◆ WHAT THIS TASK INVOLVES ◆
Reproduce the whole listing, character for character.

◆ DATA SHOWN ◆

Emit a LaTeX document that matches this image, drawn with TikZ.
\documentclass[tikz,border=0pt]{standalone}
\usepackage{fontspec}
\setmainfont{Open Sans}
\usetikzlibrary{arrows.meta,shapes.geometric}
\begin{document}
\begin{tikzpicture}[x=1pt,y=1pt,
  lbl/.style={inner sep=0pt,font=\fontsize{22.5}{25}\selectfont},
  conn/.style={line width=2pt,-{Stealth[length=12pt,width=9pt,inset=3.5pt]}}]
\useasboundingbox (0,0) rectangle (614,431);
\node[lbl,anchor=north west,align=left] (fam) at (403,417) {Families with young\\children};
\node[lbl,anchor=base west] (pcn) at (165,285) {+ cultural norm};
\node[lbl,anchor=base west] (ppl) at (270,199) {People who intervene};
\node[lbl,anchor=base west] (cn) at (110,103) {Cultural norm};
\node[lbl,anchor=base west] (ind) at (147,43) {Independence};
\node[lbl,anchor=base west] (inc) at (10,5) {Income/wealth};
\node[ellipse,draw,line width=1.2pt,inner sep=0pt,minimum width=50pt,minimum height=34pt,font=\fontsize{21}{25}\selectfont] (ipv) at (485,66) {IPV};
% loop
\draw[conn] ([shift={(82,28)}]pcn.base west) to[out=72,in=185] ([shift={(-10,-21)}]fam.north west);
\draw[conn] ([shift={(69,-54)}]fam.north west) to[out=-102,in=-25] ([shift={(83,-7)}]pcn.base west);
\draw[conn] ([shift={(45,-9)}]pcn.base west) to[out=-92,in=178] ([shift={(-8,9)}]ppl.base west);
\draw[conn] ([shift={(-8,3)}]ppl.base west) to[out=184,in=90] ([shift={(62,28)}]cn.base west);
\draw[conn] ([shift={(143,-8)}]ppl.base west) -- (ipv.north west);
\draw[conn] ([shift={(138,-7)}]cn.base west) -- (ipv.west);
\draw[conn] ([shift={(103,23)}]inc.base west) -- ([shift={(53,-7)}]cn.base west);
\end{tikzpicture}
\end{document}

◆ OUTPUT ◆
Emit a LaTeX document that matches this image, drawn with TikZ.
\documentclass[tikz,border=0pt]{standalone}
\usepackage{fontspec}
\setmainfont{Open Sans}
\usetikzlibrary{arrows.meta,shapes.geometric}
\begin{document}
\begin{tikzpicture}[x=1pt,y=1pt,
  lbl/.style={inner sep=0pt,font=\fontsize{22.5}{25}\selectfont},
  conn/.style={line width=2pt,-{Stealth[length=12pt,width=9pt,inset=3.5pt]}}]
\useasboundingbox (0,0) rectangle (614,431);
\node[lbl,anchor=north west,align=left] (fam) at (403,417) {Families with young\\children};
\node[lbl,anchor=base west] (pcn) at (165,285) {+ cultural norm};
\node[lbl,anchor=base west] (ppl) at (270,199) {People who intervene};
\node[lbl,anchor=base west] (cn) at (110,103) {Cultural norm};
\node[lbl,anchor=base west] (ind) at (147,43) {Independence};
\node[lbl,anchor=base west] (inc) at (10,5) {Income/wealth};
\node[ellipse,draw,line width=1.2pt,inner sep=0pt,minimum width=50pt,minimum height=34pt,font=\fontsize{21}{25}\selectfont] (ipv) at (485,66) {IPV};
% loop
\draw[conn] ([shift={(82,28)}]pcn.base west) to[out=72,in=185] ([shift={(-10,-21)}]fam.north west);
\draw[conn] ([shift={(69,-54)}]fam.north west) to[out=-102,in=-25] ([shift={(83,-7)}]pcn.base west);
\draw[conn] ([shift={(45,-9)}]pcn.base west) to[out=-92,in=178] ([shift={(-8,9)}]ppl.base west);
\draw[conn] ([shift={(-8,3)}]ppl.base west) to[out=184,in=90] ([shift={(62,28)}]cn.base west);
\draw[conn] ([shift={(143,-8)}]ppl.base west) -- (ipv.north west);
\draw[conn] ([shift={(138,-7)}]cn.base west) -- (ipv.west);
\draw[conn] ([shift={(103,23)}]inc.base west) -- ([shift={(53,-7)}]cn.base west);
\end{tikzpicture}
\end{document}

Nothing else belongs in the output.